二十世紀是科技大發展的時期,科學技術突飛猛進。到了二十一世紀,應該是生物科技大發展的時期了。我非常注意腦科學,人對外在世界的了解遠遠多于人對自己內部世界的了解,我的這一哲學視角的思辨能不能得到某些科學的印證,要寄托于腦科學了。我推薦過兩本書(《比天空更廣闊》和《第二自然》),講的是人的大腦比天空更廣闊、更復雜,是第二個大自然。現在我們對此的了解只是在剛起步的嬰兒階段。
為什么現在不搞美學了?因為,生物科學不發展,美感是講不清楚的。美感是四個要素集團的綜合,知覺、想象、理解、情感,每一個都是個集團,不是一個因素,非常復雜,所以才有藝術、文藝的多樣性。“人心不同,各如其面”,各人的腦結構也不一樣,這是生物基礎,加上文化積淀,個體之間的差異非常之大,所以才各有所愛,追尋各自的美。
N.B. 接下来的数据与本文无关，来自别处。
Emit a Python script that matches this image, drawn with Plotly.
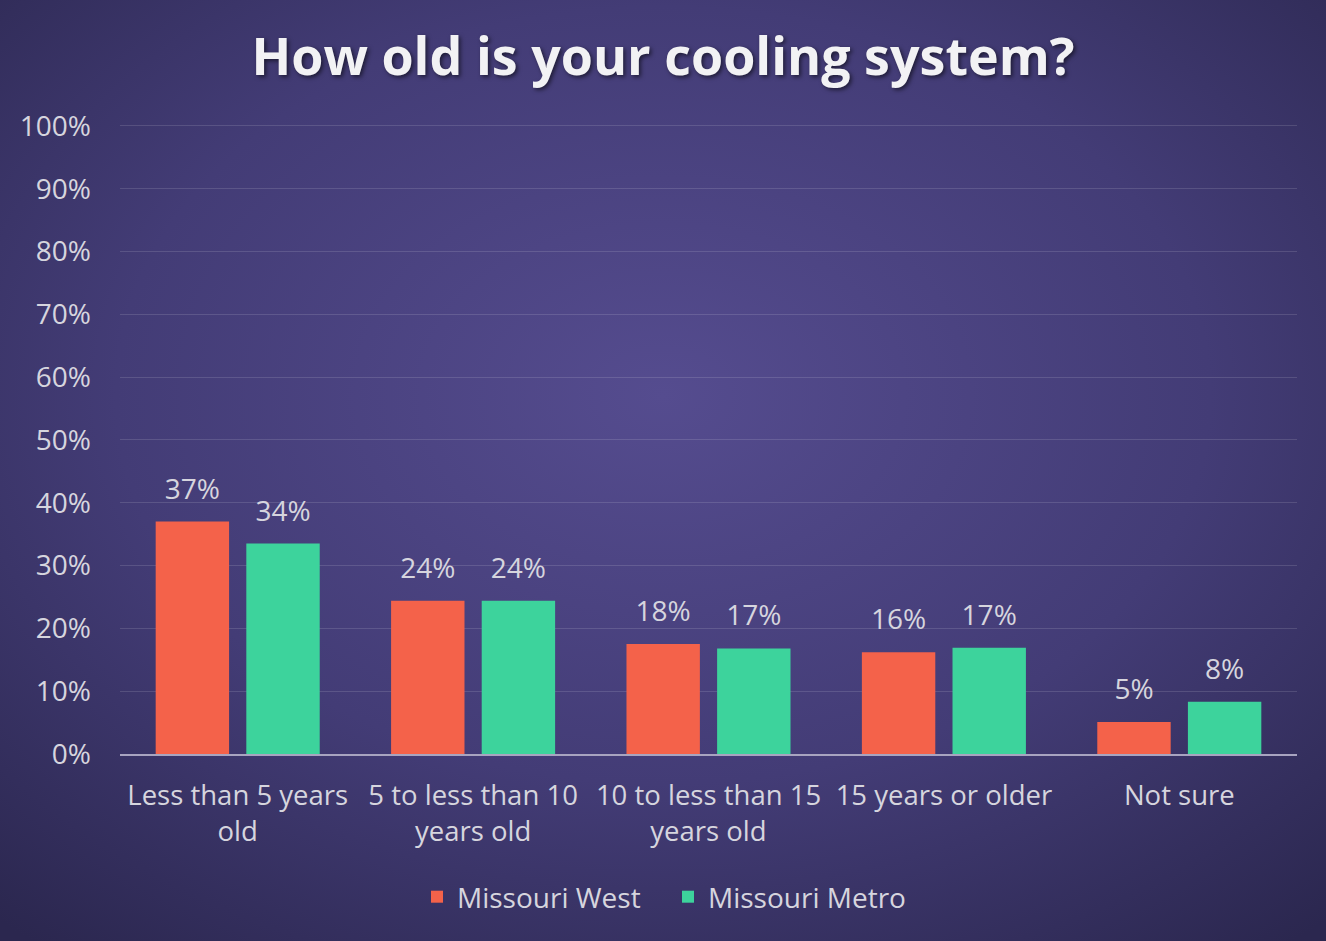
import base64
import plotly.graph_objects as go

# ── data ───────────────────────────────────────────────────────────────────
CATEGORIES = [
    "Less than 5 years<br>old",
    "5 to less than 10<br>years old",
    "10 to less than 15<br>years old",
    "15 years or older",
    "Not sure",
]
WEST  = [37.0, 24.4, 17.5, 16.2, 5.1]
METRO = [33.5, 24.4, 16.8, 16.9, 8.3]
WEST_LABELS  = ["37%", "24%", "18%", "16%", "5%"]
METRO_LABELS = ["34%", "24%", "17%", "17%", "8%"]

# ── colours ────────────────────────────────────────────────────────────────
RED   = "#f4624a"
GREEN = "#3dd39c"
TEXT  = "#d6d5de"
FONT  = "Open Sans"
SIZE  = 28

# radial background as an svg data uri
_svg = """<svg xmlns='http://www.w3.org/2000/svg' width='1326' height='941'>
<defs><radialGradient id='g' cx='0.5' cy='0.42' r='0.75'>
<stop offset='0' stop-color='#554c8f'/>
<stop offset='0.55' stop-color='#433c76'/>
<stop offset='1' stop-color='#2b274f'/>
</radialGradient></defs>
<rect width='1326' height='941' fill='url(#g)'/></svg>"""
BG = "data:image/svg+xml;base64," + base64.b64encode(_svg.encode()).decode()

fig = go.Figure()

for name, vals, labels, col in [
    ("Missouri West", WEST, WEST_LABELS, RED),
    ("Missouri Metro", METRO, METRO_LABELS, GREEN),
]:
    fig.add_trace(go.Bar(
        x=CATEGORIES, y=vals, name=name,
        marker=dict(color=col, line=dict(width=0)),
        hoverinfo="skip",
    ))

# value labels as grouped text scatters so they sit a bit higher
for name, vals, labels in [
    ("Missouri West", WEST, WEST_LABELS),
    ("Missouri Metro", METRO, METRO_LABELS),
]:
    fig.add_trace(go.Scatter(
        x=CATEGORIES, y=vals, name=name + " labels",
        mode="markers+text",
        marker=dict(size=24, color="rgba(0,0,0,0)"),
        text=labels, textposition="top center",
        textfont=dict(size=SIZE, color=TEXT, family=FONT),
        showlegend=False, hoverinfo="skip", cliponaxis=False,
    ))

fig.update_layout(
    width=1326, height=941,
    paper_bgcolor="#3e376c",
    plot_bgcolor="rgba(0,0,0,0)",
    font=dict(family=FONT, color=TEXT, size=SIZE),
    margin=dict(l=120, r=29, t=124, b=187, autoexpand=False),
    title=dict(
        text="<b>How old is your cooling system?</b>",
        x=0.5, xanchor="center", y=1 - 57 / 941, yanchor="middle",
        font=dict(size=52, color="#f2f2f4", family=FONT,
                  shadow="2px 2px 4px rgba(0,0,0,0.55)"),
    ),
    images=[dict(
        source=BG, xref="paper", yref="paper",
        x=-120 / 1177, y=1 + 124 / 630,
        sizex=1326 / 1177, sizey=941 / 630,
        xanchor="left", yanchor="top",
        sizing="stretch", layer="below",
    )],
    barmode="group",
    bargap=0.23,
    bargroupgap=0.19,
    scattermode="group",
    scattergap=0.23,
    xaxis=dict(
        showgrid=False, zeroline=False,
        showline=True, linecolor="#a8a4c0", linewidth=2,
        tickfont=dict(size=27.5, color=TEXT),
        ticks="", ticklabelstandoff=16,
    ),
    yaxis=dict(
        range=[0, 100.3], dtick=10, ticksuffix="%",
        gridcolor="rgba(255,255,255,0.13)", gridwidth=1,
        zeroline=False, showline=False,
        tickfont=dict(size=SIZE, color=TEXT),
        ticklabelstandoff=28,
    ),
    legend=dict(
        orientation="h", x=(417 - 120) / 1177, xanchor="left",
        y=-143 / 630, yanchor="middle",
        font=dict(size=SIZE, color=TEXT),
        bgcolor="rgba(0,0,0,0)",
        entrywidth=206,
        traceorder="normal",
    ),
    showlegend=True,
)

fig.write_html(
    "out.html",
    config={"displayModeBar": False},
    post_script="document.body.style.margin='0';",
)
發揮各人的潛在能力和各種不同的愛與美,這是最使人快樂的事,這才是真正的幸福。
我再談點對美育的看法,一是形式感,一是敬畏感。現在好像不大注意這兩點,其實這正是美育所要培養的。首先是形式感,所謂形式感是很具體的均衡、對稱、比例、節奏所形成的秩序感、韻律感、和諧感、單純感等。它們從勞動感受到自然靜觀到創造發明,是具有多層次多種類、既廣大又深刻的情感體驗和感受。愛因斯坦說他的科學發現源于感覺、直覺和自由想象。其實,愛因斯坦就是出于敬畏和好奇,他信仰的神實際就是整個宇宙,就是宇宙合規律的運轉,所以他才會著迷地探尋那最大最高的“形式感”。美育要培養對一般形式感的領會、把握,同時要培養對天地、宇宙、自然這個大“形式”的信仰。這兩方面的關系又是如何,需要好好研究。如果美育搞得好,達到一個高層次,也就不需要再去靠什么上帝或者神了。這個問題很深奧,這里提一下。總之,“情本體”講的不僅是人情,遠不止于“人倫日常之用”的情,而且也包括這種對宇宙天地的敬畏之情。音樂的哲理性,石濤講的“一畫”,中國講的“天道”,都與此有關。